TASK OBJECTIVE =
Quote the listing below word for word, stopping after the line that contains "Chart.register(...registerables);".

————

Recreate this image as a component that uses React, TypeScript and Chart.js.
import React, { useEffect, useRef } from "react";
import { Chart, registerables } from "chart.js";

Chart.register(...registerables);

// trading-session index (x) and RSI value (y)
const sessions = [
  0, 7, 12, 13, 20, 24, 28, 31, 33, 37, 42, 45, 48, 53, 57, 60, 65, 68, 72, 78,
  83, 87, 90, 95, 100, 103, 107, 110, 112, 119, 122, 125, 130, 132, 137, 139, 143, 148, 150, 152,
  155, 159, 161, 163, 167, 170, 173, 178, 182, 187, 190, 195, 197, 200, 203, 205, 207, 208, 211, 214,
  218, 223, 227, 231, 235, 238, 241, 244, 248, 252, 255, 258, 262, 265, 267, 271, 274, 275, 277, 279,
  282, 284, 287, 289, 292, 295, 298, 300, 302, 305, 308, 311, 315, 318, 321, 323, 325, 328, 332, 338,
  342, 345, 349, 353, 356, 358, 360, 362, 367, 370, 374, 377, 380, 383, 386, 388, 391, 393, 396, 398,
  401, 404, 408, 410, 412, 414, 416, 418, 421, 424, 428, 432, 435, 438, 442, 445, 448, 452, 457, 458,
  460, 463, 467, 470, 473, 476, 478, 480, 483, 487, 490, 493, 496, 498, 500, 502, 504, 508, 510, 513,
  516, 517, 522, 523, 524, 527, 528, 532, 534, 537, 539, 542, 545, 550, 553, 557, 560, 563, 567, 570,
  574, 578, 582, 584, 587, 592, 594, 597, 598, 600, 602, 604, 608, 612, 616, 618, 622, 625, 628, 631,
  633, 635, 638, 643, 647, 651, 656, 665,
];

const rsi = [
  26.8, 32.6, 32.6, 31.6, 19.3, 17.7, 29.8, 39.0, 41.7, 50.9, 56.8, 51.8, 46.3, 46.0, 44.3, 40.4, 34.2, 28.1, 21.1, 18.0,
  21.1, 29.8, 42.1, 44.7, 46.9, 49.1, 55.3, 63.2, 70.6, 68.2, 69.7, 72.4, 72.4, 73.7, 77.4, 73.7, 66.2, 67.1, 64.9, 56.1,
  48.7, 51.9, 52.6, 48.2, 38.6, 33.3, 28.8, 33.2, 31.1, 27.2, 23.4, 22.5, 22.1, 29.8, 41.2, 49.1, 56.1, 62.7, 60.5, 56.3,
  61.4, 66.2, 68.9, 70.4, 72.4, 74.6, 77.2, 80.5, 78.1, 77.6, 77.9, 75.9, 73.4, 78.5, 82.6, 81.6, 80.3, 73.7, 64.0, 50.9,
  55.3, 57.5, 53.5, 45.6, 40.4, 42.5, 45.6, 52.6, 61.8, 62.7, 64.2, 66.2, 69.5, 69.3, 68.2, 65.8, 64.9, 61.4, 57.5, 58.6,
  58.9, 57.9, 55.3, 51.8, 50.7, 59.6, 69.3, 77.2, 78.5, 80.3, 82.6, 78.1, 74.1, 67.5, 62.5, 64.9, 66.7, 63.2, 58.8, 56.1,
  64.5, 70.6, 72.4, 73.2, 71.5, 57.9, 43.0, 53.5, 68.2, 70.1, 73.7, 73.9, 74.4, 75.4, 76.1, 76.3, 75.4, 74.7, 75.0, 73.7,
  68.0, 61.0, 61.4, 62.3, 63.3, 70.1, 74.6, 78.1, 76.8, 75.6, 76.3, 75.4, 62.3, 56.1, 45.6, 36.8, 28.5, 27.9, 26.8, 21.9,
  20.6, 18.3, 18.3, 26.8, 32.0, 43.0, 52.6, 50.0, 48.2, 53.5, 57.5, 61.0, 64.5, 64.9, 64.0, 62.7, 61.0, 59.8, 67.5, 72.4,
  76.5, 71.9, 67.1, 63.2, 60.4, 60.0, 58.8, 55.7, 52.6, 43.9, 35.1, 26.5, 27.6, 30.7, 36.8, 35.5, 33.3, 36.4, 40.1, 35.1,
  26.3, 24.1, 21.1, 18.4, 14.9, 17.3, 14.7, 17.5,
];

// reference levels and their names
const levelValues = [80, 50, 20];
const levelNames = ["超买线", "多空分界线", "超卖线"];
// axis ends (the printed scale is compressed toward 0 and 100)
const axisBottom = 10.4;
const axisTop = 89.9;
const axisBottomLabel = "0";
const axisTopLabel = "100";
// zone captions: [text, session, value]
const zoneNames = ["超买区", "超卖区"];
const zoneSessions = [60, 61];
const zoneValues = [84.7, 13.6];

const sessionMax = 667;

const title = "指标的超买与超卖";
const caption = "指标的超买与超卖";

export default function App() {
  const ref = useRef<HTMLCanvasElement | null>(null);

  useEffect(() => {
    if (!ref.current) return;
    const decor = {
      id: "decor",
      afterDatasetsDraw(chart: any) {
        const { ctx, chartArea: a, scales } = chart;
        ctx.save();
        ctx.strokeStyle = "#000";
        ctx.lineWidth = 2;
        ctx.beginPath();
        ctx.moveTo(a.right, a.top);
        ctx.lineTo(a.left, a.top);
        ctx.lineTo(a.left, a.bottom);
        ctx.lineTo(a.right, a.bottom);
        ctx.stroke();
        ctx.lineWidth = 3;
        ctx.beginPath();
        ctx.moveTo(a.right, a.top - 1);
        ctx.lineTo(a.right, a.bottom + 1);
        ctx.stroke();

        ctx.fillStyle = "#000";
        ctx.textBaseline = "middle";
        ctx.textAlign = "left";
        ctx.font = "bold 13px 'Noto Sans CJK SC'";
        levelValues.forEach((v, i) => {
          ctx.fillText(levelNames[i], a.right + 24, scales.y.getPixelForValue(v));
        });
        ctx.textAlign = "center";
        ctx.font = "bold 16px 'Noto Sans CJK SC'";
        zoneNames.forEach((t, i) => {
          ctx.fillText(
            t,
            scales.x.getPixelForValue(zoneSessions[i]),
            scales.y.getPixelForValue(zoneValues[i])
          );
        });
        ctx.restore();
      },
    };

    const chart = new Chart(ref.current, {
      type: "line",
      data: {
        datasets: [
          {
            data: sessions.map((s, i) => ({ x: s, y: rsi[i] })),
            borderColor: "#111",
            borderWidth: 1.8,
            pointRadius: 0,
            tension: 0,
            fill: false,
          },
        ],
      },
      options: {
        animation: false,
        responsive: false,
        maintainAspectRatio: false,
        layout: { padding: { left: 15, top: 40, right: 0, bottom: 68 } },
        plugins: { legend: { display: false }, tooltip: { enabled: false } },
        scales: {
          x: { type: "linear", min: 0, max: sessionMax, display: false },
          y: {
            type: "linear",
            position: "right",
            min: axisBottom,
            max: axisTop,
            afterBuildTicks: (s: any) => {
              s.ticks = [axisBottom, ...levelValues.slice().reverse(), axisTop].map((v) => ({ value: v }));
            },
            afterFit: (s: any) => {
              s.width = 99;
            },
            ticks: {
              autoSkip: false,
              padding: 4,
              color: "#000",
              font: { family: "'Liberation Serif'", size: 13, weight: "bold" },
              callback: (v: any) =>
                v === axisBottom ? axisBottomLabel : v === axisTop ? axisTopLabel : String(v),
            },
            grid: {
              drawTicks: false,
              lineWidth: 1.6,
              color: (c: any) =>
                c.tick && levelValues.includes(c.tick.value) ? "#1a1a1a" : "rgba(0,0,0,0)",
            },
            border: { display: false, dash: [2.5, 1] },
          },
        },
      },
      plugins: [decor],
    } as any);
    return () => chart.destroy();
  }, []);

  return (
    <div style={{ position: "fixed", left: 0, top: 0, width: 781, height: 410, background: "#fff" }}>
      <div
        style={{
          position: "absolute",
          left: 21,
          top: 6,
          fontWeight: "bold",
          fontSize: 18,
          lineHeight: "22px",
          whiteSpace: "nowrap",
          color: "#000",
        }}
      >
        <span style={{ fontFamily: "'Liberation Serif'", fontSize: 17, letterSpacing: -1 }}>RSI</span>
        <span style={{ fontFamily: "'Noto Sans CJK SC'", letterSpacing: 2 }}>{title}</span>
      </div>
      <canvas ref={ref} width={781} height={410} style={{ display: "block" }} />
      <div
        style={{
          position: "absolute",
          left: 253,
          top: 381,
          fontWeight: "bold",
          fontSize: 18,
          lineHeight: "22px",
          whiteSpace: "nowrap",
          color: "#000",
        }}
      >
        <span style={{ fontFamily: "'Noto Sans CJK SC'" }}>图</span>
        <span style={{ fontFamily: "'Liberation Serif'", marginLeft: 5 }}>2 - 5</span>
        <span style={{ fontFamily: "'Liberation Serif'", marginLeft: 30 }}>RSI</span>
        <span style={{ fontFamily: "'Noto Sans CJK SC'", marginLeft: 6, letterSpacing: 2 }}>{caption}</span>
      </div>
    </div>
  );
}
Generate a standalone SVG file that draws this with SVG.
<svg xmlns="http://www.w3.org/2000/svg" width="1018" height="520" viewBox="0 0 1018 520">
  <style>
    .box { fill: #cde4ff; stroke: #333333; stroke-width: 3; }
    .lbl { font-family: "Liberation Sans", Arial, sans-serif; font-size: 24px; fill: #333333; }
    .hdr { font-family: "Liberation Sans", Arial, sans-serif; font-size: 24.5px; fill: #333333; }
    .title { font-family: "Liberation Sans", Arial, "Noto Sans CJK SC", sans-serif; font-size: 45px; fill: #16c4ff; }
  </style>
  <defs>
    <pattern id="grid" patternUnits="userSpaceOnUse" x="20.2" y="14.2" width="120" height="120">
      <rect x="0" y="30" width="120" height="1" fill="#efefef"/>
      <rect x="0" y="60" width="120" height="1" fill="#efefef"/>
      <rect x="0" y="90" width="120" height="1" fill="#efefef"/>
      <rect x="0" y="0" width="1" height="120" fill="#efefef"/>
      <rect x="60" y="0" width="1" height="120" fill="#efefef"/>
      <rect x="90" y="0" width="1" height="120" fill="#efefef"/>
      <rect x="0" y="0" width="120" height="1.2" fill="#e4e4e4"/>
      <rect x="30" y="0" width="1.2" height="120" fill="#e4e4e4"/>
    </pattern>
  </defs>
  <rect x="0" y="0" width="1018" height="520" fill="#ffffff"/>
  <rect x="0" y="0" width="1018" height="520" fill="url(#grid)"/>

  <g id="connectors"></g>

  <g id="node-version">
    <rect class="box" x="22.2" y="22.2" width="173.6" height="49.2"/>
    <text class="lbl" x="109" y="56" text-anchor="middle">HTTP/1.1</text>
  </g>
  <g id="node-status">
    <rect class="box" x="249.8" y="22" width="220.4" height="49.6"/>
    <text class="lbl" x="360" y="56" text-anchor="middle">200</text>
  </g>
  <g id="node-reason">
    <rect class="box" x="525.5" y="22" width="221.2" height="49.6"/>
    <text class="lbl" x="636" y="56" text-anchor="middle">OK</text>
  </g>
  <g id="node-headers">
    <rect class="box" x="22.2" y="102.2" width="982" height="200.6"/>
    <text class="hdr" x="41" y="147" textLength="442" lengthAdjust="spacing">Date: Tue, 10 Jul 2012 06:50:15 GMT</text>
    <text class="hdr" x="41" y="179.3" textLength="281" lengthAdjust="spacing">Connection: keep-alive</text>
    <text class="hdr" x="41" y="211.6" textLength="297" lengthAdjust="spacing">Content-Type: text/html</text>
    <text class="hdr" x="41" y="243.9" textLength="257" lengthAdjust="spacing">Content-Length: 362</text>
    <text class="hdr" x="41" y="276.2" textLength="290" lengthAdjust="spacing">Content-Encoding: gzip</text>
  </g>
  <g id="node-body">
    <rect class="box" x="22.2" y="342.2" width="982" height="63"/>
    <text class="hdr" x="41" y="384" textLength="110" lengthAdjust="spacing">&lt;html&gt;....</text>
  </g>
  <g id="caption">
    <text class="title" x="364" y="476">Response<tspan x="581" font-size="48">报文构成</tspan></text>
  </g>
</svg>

————

ANSWER =
Recreate this image as a component that uses React, TypeScript and Chart.js.
import React, { useEffect, useRef } from "react";
import { Chart, registerables } from "chart.js";

Chart.register(...registerables);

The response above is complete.